Environmental Protection Agency Administrator Christine Todd Whitman said
that she was pleased to see other nations step forward to support the
protocol but that the Bush administration still intends to pursue, on
its own, ways to reduce greenhouse gas emissions from fossil fuel. "We've
never acted as obstructionists for other countries," she said.
The issue of women's reproductive rights triggered protests both inside
and outside the convention center. "Women's rights are human rights,"
Nkosazana Zuma, South Africa's foreign minister, said Tuesday. "Health
is a human right."
Advocates for women complained that the plan, at more than 70 pages, retreated
from standard language that has been carefully crafted in other United
Nations declarations to balance the interests of religious conservatives
with the rights of women to control their health care and future.
Usually such texts explain that health services provided should be consistent
with "cultural and religious values," which pleases conservatives,
but also conform with "human rights and fundamental freedoms,"
which satisfies women's groups.
Zonibel Woods of Action Canada for Population and Development said the
document, as drafted in committees and agreed upon Monday, lacked the
second half of the language.
Without such an expression of human rights, some countries could hide
behind their laws and local customs to justify everything from genital
excision to denying women health care, she and U.N. officials said.
Under Taliban rule in Afghanistan, she said, "women couldn't go to
the hospital, because women were not allowed to be doctors and women patients
were not allowed to be examined by male doctors. President Bush, in responding
to the anti-choice, pro-life lobby, is promoting behavior that the Taliban
would have found completely acceptable."
The Bush administration had said it opposed changing the language of the
plan for procedural reasons and because debate over the issue would have
distracted delegates from the other major issues they faced.
The U.N. Population Fund, which recently had $34 million in funding blocked
by the Bush administration, notes that 70,000 women die every year from
unsafe abortions, and 585,000 perish during pregnancy and childbirth due
to inadequate health care.
"Rights to reproductive health care is a matter of life and death
for women throughout the world," said William A. Ryan of the U.N.
agency.
Delegates also continued to negotiate early today over the language of
a political declaration that will be released at the end of the summit.

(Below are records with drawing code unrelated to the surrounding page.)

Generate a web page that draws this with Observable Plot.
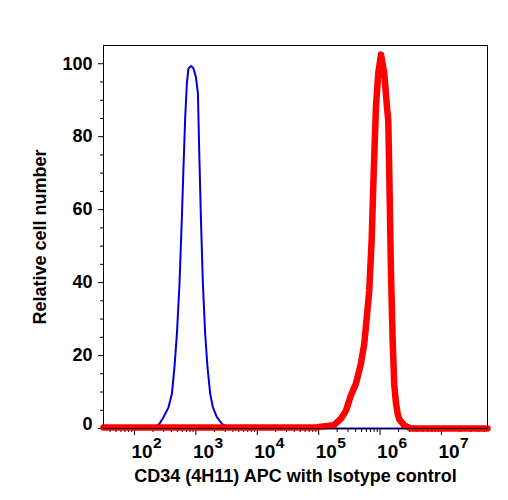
<!DOCTYPE html>
<html>
<head>
<meta charset="utf-8">
<script src="https://cdn.jsdelivr.net/npm/d3@7"></script>
<script src="https://cdn.jsdelivr.net/npm/@observablehq/plot@0.6"></script>
<style>
  html, body { margin: 0; padding: 0; background: #fff; }
  #chart svg { display: block; }
</style>
</head>
<body>
<div id="chart"></div>
<script>
// Isotype control (blue): log10 intensity and relative cell number
const isotypeLog = [1.495, 2.30, 2.407, 2.472, 2.554, 2.609, 2.651, 2.691, 2.733, 2.772, 2.798, 2.826, 2.853, 2.879, 2.923, 2.961, 3.000, 3.033, 3.054, 3.081, 3.114, 3.151, 3.189, 3.233, 3.277, 3.342, 3.423, 3.505, 3.65, 7.75];
const isotypeVal = [0, 0, 1.3, 3.1, 5.8, 9.5, 16.8, 26.0, 39.7, 58.0, 71.7, 85.4, 94.6, 98.7, 99.4, 98.7, 96.4, 91.9, 76.3, 58.0, 39.7, 26.0, 16.8, 9.5, 5.8, 3.1, 1.3, 0.5, 0, 0];

// CD34 (4H11) APC (red)
const cd34Log = [1.495, 4.956, 5.037, 5.147, 5.254, 5.363, 5.445, 5.526, 5.607, 5.689, 5.743, 5.770, 5.824, 5.863, 5.896, 5.933, 5.971, 6.015, 6.068, 6.112, 6.134, 6.150, 6.178, 6.205, 6.231, 6.259, 6.287, 6.313, 6.394, 6.503, 7.75];
const cd34Val = [0.3, 0.3, 0.5, 0.7, 1.0, 2.7, 4.9, 9.1, 12.3, 17.8, 23.3, 28.0, 37.9, 51.6, 69.9, 88.2, 97.4, 102.5, 97.4, 88.2, 84.5, 69.9, 42.5, 24.2, 12.0, 7.0, 4.0, 2.5, 0.8, 0, 0];

const xMajorExp = [2, 3, 4, 5, 6, 7];
const yMajor = [0, 20, 40, 60, 80, 100];
const yMinor = [5, 10, 15, 25, 30, 35, 45, 50, 55, 65, 70, 75, 85, 90, 95];
const xTitle = "CD34 (4H11) APC with Isotype control";
const yTitle = "Relative cell number";
const xDomainExp = [1.495, 7.75];
const yDomain = [0, 105];

const isotype = isotypeLog.map((l, i) => ({x: 10 ** l, y: isotypeVal[i]}));
const cd34 = cd34Log.map((l, i) => ({x: 10 ** l, y: cd34Val[i]}));
const xMajor = xMajorExp.map(e => 10 ** e);
const xMinor = [];
for (let e = 1; e <= 7; e++) for (let m = 2; m <= 9; m++) {
  const v = m * 10 ** e;
  if (v >= 10 ** xDomainExp[0] && v <= 10 ** xDomainExp[1]) xMinor.push(v);
}

const font = "'Liberation Sans', Arial, Helvetica, sans-serif";
const yLabelStyle = {frameAnchor: "left", dx: -11, textAnchor: "end", lineAnchor: "middle", text: d => String(d), fontSize: 18, fontWeight: "bold", fill: "black"};

const chart = Plot.plot({
  width: 508,
  height: 500,
  marginLeft: 103,
  marginRight: 21,
  marginTop: 45,
  marginBottom: 72,
  style: {fontFamily: font, color: "black", background: "white"},
  x: {type: "log", domain: xDomainExp.map(e => 10 ** e)},
  y: {domain: yDomain},
  marks: [
    Plot.axisY(yMinor, {tickSize: 3, tickFormat: () => "", label: null, stroke: "black"}),
    Plot.axisY(yMajor, {tickSize: 5, tickFormat: () => "", label: null, stroke: "black"}),
    Plot.text(yMajor.filter(d => d !== 0), {y: d => d, ...yLabelStyle}),
    Plot.text(yMajor.filter(d => d === 0), {y: d => d, ...yLabelStyle, dy: -4}),
    Plot.axisX(xMinor, {tickSize: 4, tickFormat: () => "", label: null, stroke: "black"}),
    Plot.axisX(xMajor, {tickSize: 7, tickFormat: () => "", label: null, stroke: "black"}),
    Plot.text(xMajor, {x: d => d, frameAnchor: "bottom", dy: 29, dx: -3, textAnchor: "start", text: () => "10", fontSize: 19, fontWeight: "bold", fill: "black"}),
    Plot.text(xMajorExp, {x: d => 10 ** d, frameAnchor: "bottom", dy: 19, dx: 18.5, textAnchor: "start", text: d => String(d), fontSize: 15.5, fontWeight: "bold", fill: "black"}),
    Plot.line(isotype, {x: "x", y: "y", stroke: "#0000dd", strokeWidth: 2}),
    Plot.line(cd34, {x: "x", y: "y", stroke: "#ff0000", strokeWidth: 6.5}),
    Plot.frame({stroke: "black", strokeWidth: 1}),
    Plot.text([yTitle], {frameAnchor: "left", dx: -63, rotate: -90, textAnchor: "middle", lineAnchor: "middle", fontSize: 18, fontWeight: "bold", fill: "black"}),
    Plot.text([xTitle], {frameAnchor: "bottom", dy: 53, textAnchor: "middle", fontSize: 18, fontWeight: "bold", fill: "black"})
  ]
});
document.getElementById("chart").appendChild(chart);
</script>
</body>
</html>
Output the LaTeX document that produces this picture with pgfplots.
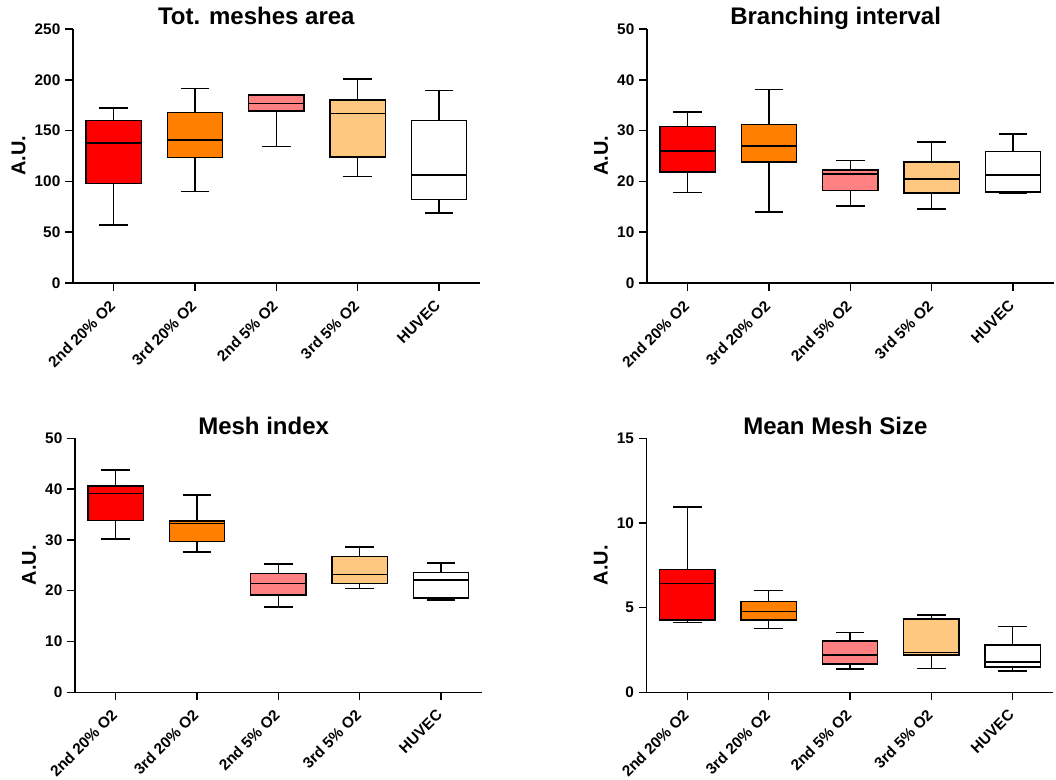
\documentclass[border=0pt]{standalone}
\usepackage{pgfplots}
\pgfplotsset{compat=1.18}
\usepgfplotslibrary{statistics}
\usepackage{fontspec}
\setmainfont{Liberation Sans}
\definecolor{gpred}{HTML}{FF0000}
\definecolor{gporange}{HTML}{FF8000}
\definecolor{gppink}{HTML}{FF8080}
\definecolor{gplorange}{HTML}{FFC880}
\pgfplotsset{
  gp/.style={
    scale only axis, width=305pt, height=190.5pt,
    anchor=south west,
    axis x line=bottom, axis y line=left,
    axis line style={-, line width=1.1pt, black},
    xmin=-0.5, xmax=4.5, ymin=0,
    xtick={0,1,2,3,4},
    xticklabels={2nd 20\% O2, 3rd 20\% O2, 2nd 5\% O2, 3rd 5\% O2, HUVEC},
    tick align=outside, major tick length=6pt,
    every tick/.style={black, line width=1.1pt},
    minor tick num=0,
    xticklabel shift=8pt,
    xticklabel style={rotate=45, anchor=east, xshift=2pt, font=\bfseries\fontsize{11.5}{13}\selectfont},
    yticklabel style={font=\bfseries\fontsize{11.5}{13}\selectfont},
    /pgf/number format/assume math mode=true,
    ylabel={A.U.},
    ylabel style={font=\bfseries\fontsize{15}{18}\selectfont},
    title style={font=\bfseries\fontsize{18}{21}\selectfont, anchor=base, yshift=-3pt, xshift=-11pt},
    clip=false,
    boxplot/draw direction=y,
    boxplot/every box/.style={draw=black, line width=1.2pt},
    boxplot/every whisker/.style={draw=black, line width=1.2pt},
    boxplot/every median/.style={draw=black, line width=1.2pt},
  },
  b/.style={draw=black, line width=1.2pt, solid, mark=none, boxplot/box extend=0.68, boxplot/whisker extend=0.35},
}
\begin{document}
\begin{tikzpicture}
\path[use as bounding box] (0,0) rectangle (792pt,585pt);
% Panel 1
\begin{axis}[gp, at={(54.75pt,372.75pt)}, ymax=250, ytick={0,50,100,150,200,250},
  title={Tot. meshes area}, title style={xshift=-4pt}]
\addplot[b, fill=gpred, boxplot prepared={lower whisker=57.1, lower quartile=98.1, median=137.5, upper quartile=159.8, upper whisker=172.2, draw position=0}] coordinates {};
\addplot[b, fill=gporange, boxplot prepared={lower whisker=90.2, lower quartile=123.7, median=140.7, upper quartile=167.7, upper whisker=191.6, draw position=1}] coordinates {};
\addplot[b, fill=gppink, boxplot prepared={lower whisker=134.2, lower quartile=169, median=176.5, upper quartile=185, upper whisker=185.7, draw position=2}] coordinates {};
\addplot[b, fill=gplorange, boxplot prepared={lower whisker=105, lower quartile=124, median=167, upper quartile=180.1, upper whisker=200.5, draw position=3}] coordinates {};
\addplot[b, fill=white, boxplot prepared={lower whisker=68.9, lower quartile=82, median=106.3, upper quartile=160.1, upper whisker=189.6, draw position=4}] coordinates {};
\end{axis}
% Panel 2
\begin{axis}[gp, at={(485.25pt,372.75pt)}, ymax=50, ytick={0,10,20,30,40,50},
  title={Branching interval}]
\addplot[b, fill=gpred, boxplot prepared={lower whisker=17.8, lower quartile=21.8, median=26.0, upper quartile=30.8, upper whisker=33.7, draw position=0}] coordinates {};
\addplot[b, fill=gporange, boxplot prepared={lower whisker=14.0, lower quartile=23.8, median=27.0, upper quartile=31.2, upper whisker=38.1, draw position=1}] coordinates {};
\addplot[b, fill=gppink, boxplot prepared={lower whisker=15.1, lower quartile=18.2, median=21.4, upper quartile=22.3, upper whisker=24.1, draw position=2}] coordinates {};
\addplot[b, fill=gplorange, boxplot prepared={lower whisker=14.6, lower quartile=17.7, median=20.5, upper quartile=23.8, upper whisker=27.8, draw position=3}] coordinates {};
\addplot[b, fill=white, boxplot prepared={lower whisker=17.6, lower quartile=17.9, median=21.3, upper quartile=25.9, upper whisker=29.3, draw position=4}] coordinates {};
\end{axis}
% Panel 3
\begin{axis}[gp, at={(56.25pt,65.8pt)}, ymax=50, ytick={0,10,20,30,40,50},
  title={Mesh index}]
\addplot[b, fill=gpred, boxplot prepared={lower whisker=30.2, lower quartile=33.8, median=39.1, upper quartile=40.6, upper whisker=43.8, draw position=0}] coordinates {};
\addplot[b, fill=gporange, boxplot prepared={lower whisker=27.6, lower quartile=29.7, median=33.2, upper quartile=33.7, upper whisker=38.8, draw position=1}] coordinates {};
\addplot[b, fill=gppink, boxplot prepared={lower whisker=16.8, lower quartile=19.2, median=21.4, upper quartile=23.4, upper whisker=25.2, draw position=2}] coordinates {};
\addplot[b, fill=gplorange, boxplot prepared={lower whisker=20.4, lower quartile=21.4, median=23.2, upper quartile=26.7, upper whisker=28.6, draw position=3}] coordinates {};
\addplot[b, fill=white, boxplot prepared={lower whisker=18.2, lower quartile=18.6, median=22.1, upper quartile=23.6, upper whisker=25.4, draw position=4}] coordinates {};
\end{axis}
% Panel 4
\begin{axis}[gp, at={(485pt,65.8pt)}, ymax=15, ytick={0,5,10,15},
  title={Mean Mesh Size}]
\addplot[b, fill=gpred, boxplot prepared={lower whisker=4.11, lower quartile=4.25, median=6.42, upper quartile=7.26, upper whisker=10.93, draw position=0}] coordinates {};
\addplot[b, fill=gporange, boxplot prepared={lower whisker=3.76, lower quartile=4.27, median=4.78, upper quartile=5.37, upper whisker=6.0, draw position=1}] coordinates {};
\addplot[b, fill=gppink, boxplot prepared={lower whisker=1.36, lower quartile=1.67, median=2.20, upper quartile=3.01, upper whisker=3.52, draw position=2}] coordinates {};
\addplot[b, fill=gplorange, boxplot prepared={lower whisker=1.40, lower quartile=2.19, median=2.34, upper quartile=4.33, upper whisker=4.57, draw position=3}] coordinates {};
\addplot[b, fill=white, boxplot prepared={lower whisker=1.26, lower quartile=1.48, median=1.79, upper quartile=2.78, upper whisker=3.88, draw position=4}] coordinates {};
\end{axis}
\end{tikzpicture}
\end{document}
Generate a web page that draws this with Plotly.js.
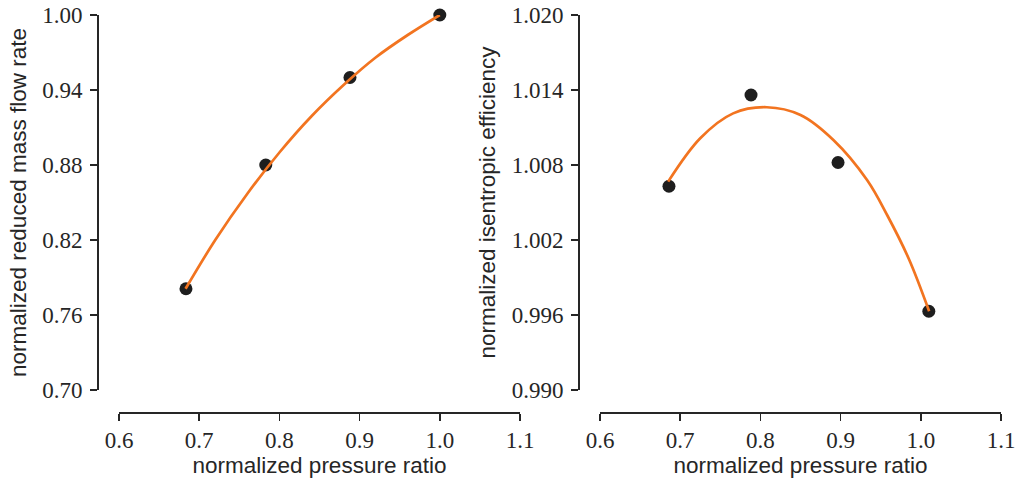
<!DOCTYPE html>
<html><head><meta charset="utf-8">
<script src="https://cdn.plot.ly/plotly-3.0.1.min.js"></script>
<style>html,body{margin:0;padding:0;background:#fff}#chart{width:1019px;height:484px}</style>
</head><body><div id="chart"></div>
<script>
// Left panel: normalized reduced mass flow rate
const massX = [0.6835, 0.783, 0.888, 1.000];
const massY = [0.781, 0.880, 0.950, 1.000];
const massFitX = [0.683, 0.72, 0.76, 0.80, 0.84, 0.88, 0.92, 0.96, 1.00];
const massFitY = [0.781, 0.820, 0.857, 0.890, 0.919, 0.944, 0.966, 0.984, 1.000];
// Right panel: normalized isentropic efficiency
const effX = [0.686, 0.7883, 0.8968, 1.010];
const effY = [1.0063, 1.0136, 1.0082, 0.9963];
const effFitX = [0.685, 0.725, 0.766, 0.808, 0.850, 0.891, 0.933, 0.958, 0.985, 1.0104];
const effFitY = [1.00667, 1.01014, 1.01213, 1.01262, 1.0120, 1.0100, 1.0068, 1.0040, 1.0005, 0.9963];
// Axis titles
const xTitle = 'normalized pressure ratio';
const yTitleLeft = 'normalized reduced mass flow rate';
const yTitleRight = 'normalized isentropic efficiency';

const ink = '#262626';
const orange = '#F27420';
const dot = {color: '#1e1e1e', size: 13};

const traces = [
  {x: massX, y: massY, mode: 'markers', marker: dot, xaxis: 'x', yaxis: 'y', cliponaxis: false},
  {x: massFitX, y: massFitY, mode: 'lines', line: {color: orange, width: 2.7, shape: 'spline', smoothing: 1}, xaxis: 'x', yaxis: 'y', cliponaxis: false},
  {x: effX, y: effY, mode: 'markers', marker: dot, xaxis: 'x2', yaxis: 'y2', cliponaxis: false},
  {x: effFitX, y: effFitY, mode: 'lines', line: {color: orange, width: 2.7, shape: 'spline', smoothing: 1}, xaxis: 'x2', yaxis: 'y2', cliponaxis: false}
];

const tickFont = {family: 'Liberation Serif, serif', size: 23, color: ink};
const titleFont = {family: 'Liberation Sans, Arial, sans-serif', size: 22.5, color: ink};
const common = {showline: true, linecolor: ink, linewidth: 1.5, ticks: 'outside', ticklen: 7, tickwidth: 1.5, tickcolor: ink,
  showgrid: false, zeroline: false, tickfont: tickFont, automargin: false, fixedrange: true};

const xa = (dom) => Object.assign({}, common, {domain: dom, range: [0.6, 1.1], anchor: 'free', position: 1 - 412/484,
  tick0: 0.6, dtick: 0.1, tickformat: '.1f', title: {text: xTitle, font: titleFont, standoff: 3}});

const layout = {
  width: 1019, height: 484,
  margin: {l: 0, r: 0, t: 0, b: 0},
  paper_bgcolor: '#fff', plot_bgcolor: '#fff',
  showlegend: false,
  xaxis: xa([119/1019, 520/1019]),
  xaxis2: xa([600/1019, 1001/1019]),
  yaxis: Object.assign({}, common, {domain: [1 - 390/484, 1 - 15/484], range: [0.70, 1.00], anchor: 'free', position: 97/1019,
    tick0: 0.70, dtick: 0.06, tickformat: '.2f', ticklabelstandoff: 3, title: {text: yTitleLeft, font: titleFont, standoff: 8}}),
  yaxis2: Object.assign({}, common, {domain: [1 - 390/484, 1 - 15/484], range: [0.990, 1.020], anchor: 'free', position: 578/1019,
    tick0: 0.990, dtick: 0.006, tickformat: '.3f', ticklabelstandoff: 3, title: {text: yTitleRight, font: titleFont, standoff: 8}})
};

Plotly.newPlot('chart', traces, layout, {displayModeBar: false, staticPlot: true});
</script>
</body></html>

With that process bogged down in the slow and often messy democratic process,
former Soviet leader Mikhail S. Gorbachev and several other Nobel Peace
Prize winners issued their own "Johannesburg declaration." The
statement urged the world leaders to take swift action to help the poor
and protect the environment.
Gorbachev, who is president of the environmental group Green Cross International,
urged that the meeting of so many leaders not be squandered. "If
we fail to act decisively and strongly, we will be judged harshly by future
generations," he said. "We should win the battle for the planet."